Rückschlag für den Friedensprozess
Olmert äußerte sich nach dem Urteilsspruch des Bezirksgerichts erleichtert. Zu der Verurteilung wegen Untreue sagte der ehemalige Ministerpräsident: "Ich respektiere die Entscheidung des Gerichts." Die Richter hätten "entschieden, dass ich gegen Prozeduren verstoßen habe", sagte Olmert. "Ich werde die notwendigen Lektionen lernen." Zu dem Freispruch in zwei Anklagepunkten sagte Olmert: "Es gab keine Korruption, es gab keine Geldumschläge."

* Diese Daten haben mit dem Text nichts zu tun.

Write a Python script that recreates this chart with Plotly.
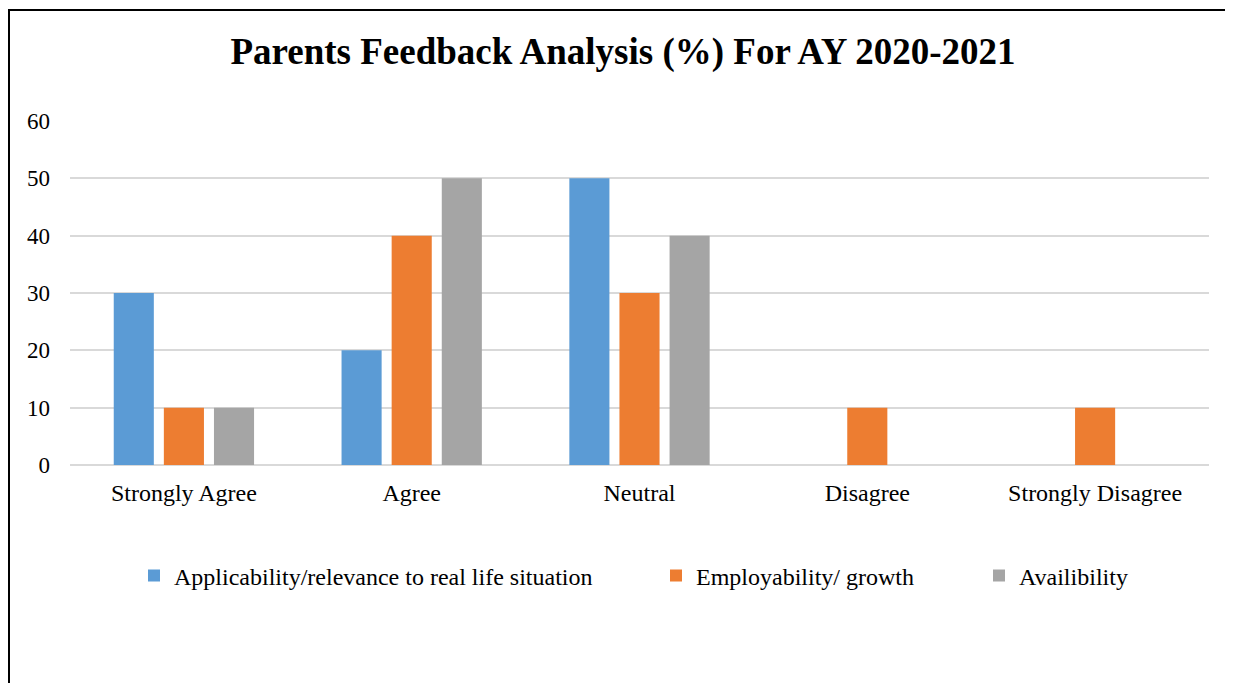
import plotly.graph_objects as go

categories = ["Strongly Agree", "Agree", "Neutral", "Disagree", "Strongly Disagree"]
series_names = ["Applicability/relevance to real life situation", "Employability/ growth", "Availibility"]
applicability = [30, 20, 50, 0, 0]
employability = [10, 40, 30, 10, 10]
availibility = [10, 50, 40, 0, 0]
colors = ["#5B9BD5", "#ED7D31", "#A5A5A5"]
y_ticks = [0, 10, 20, 30, 40, 50, 60]

OFF = 8  # page body margin
W, H = 1233 - OFF, 683 - OFF
plot_left, plot_right, plot_top, plot_bottom = 70 - OFF, 1209 - OFF, 121 - OFF, 465 - OFF
ml, mr, mt, mb = plot_left, W - plot_right, plot_top, H - plot_bottom
pw, ph = W - ml - mr, H - mt - mb

font_family = "Liberation Serif, Times New Roman, serif"

fig = go.Figure()
legend_ids = ["legend", "legend2", "legend3"]
for name, vals, col, lg in zip(series_names, [applicability, employability, availibility], colors, legend_ids):
    fig.add_trace(go.Bar(x=categories, y=vals, name=name, marker=dict(color=col, line=dict(width=0)),
                         legend=lg))

def sx(px):
    return (px - OFF - ml) / pw

def sy(py):
    return (H - mb - (py - OFF)) / ph

legend_x_px = [134 - OFF, 656 - OFF, 979 - OFF]
legend_common = dict(orientation="h", yref="container", xref="container", y=1 - (576 - OFF) / H,
                     yanchor="middle", xanchor="left",
                     font=dict(family=font_family, size=24, color="#000000"),
                     bgcolor="rgba(0,0,0,0)", itemwidth=30, itemsizing="constant")

layout_legends = {}
for lg, lx in zip(legend_ids, legend_x_px):
    layout_legends[lg] = dict(legend_common, x=lx / W)

fig.update_layout(
    width=W, height=H,
    margin=dict(l=ml, r=mr, t=mt, b=mb),
    paper_bgcolor="white", plot_bgcolor="white",
    title=dict(text="<b>Parents Feedback Analysis (%) For AY 2020-2021</b>", xref="container",
               x=(623 - OFF) / W, xanchor="center", yref="container", y=1 - (51 - OFF) / H,
               yanchor="middle", font=dict(family=font_family, size=37, color="#000000")),
    barmode="group", bargap=0.34, bargroupgap=0.2,
    showlegend=True,
    font=dict(family=font_family, size=24, color="#000000"),
    xaxis=dict(showgrid=False, showline=False, ticks="", tickfont=dict(size=24, family=font_family),
               ticklabelstandoff=11, fixedrange=True),
    yaxis=dict(range=[0, 60], tickvals=y_ticks, showgrid=True, gridcolor="#D9D9D9", gridwidth=1.5,
               zeroline=True, zerolinecolor="#D9D9D9", zerolinewidth=1.5, showline=False, ticks="",
               tickfont=dict(size=23, family=font_family), ticklabelstandoff=19),
    shapes=[
        dict(type="line", xref="paper", yref="paper", x0=sx(9), x1=sx(9),
             y0=sy(10), y1=sy(700), line=dict(color="#000000", width=2)),
        dict(type="line", xref="paper", yref="paper", x0=sx(8), x1=sx(1250),
             y0=sy(10), y1=sy(10), line=dict(color="#000000", width=2)),
    ],
    **layout_legends,
)

fig.write_html("out.html")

Der ehemalige Regierungschef sagte gleichzeitig, man dürfe nicht die weitreichenden Folgen der Entscheidung ignorieren, ihn vor Gericht zu stellen. Unter dem Druck der Vorwürfe musste Olmert im Herbst 2008 sein Amt niederlegen. Seitdem liegt der Friedensprozess mit den Palästinensern brach. Olmert hatte sich in seinem letzten Jahr im Amt intensiv um eine Friedensregelung bemüht.
Olmert hatte schon Grundzüge einer Friedensregelung mit den Palästinensern unter Dach und Fach, als der Korruptionsfall ihn im Herbst 2008 zum Rücktritt zwang. Die Palästinenserführung sah danach bis zu Neuwahlen keinen Sinn in weiteren Verhandlungen. 2009 kam dann die rechtsorientierte und siedlerfreundliche Regierung von Benjamin Netanjahu an die Macht. Seitdem liegt der Friedensprozess brach.
Olmerts juristischer Kampf geht jedoch noch weiter: Vor dem Bezirksgericht in Tel Aviv läuft noch ein weiterer Korruptionsprozess in der Affäre um das sogenannte Holyland-Bauprojekt in Jerusalem.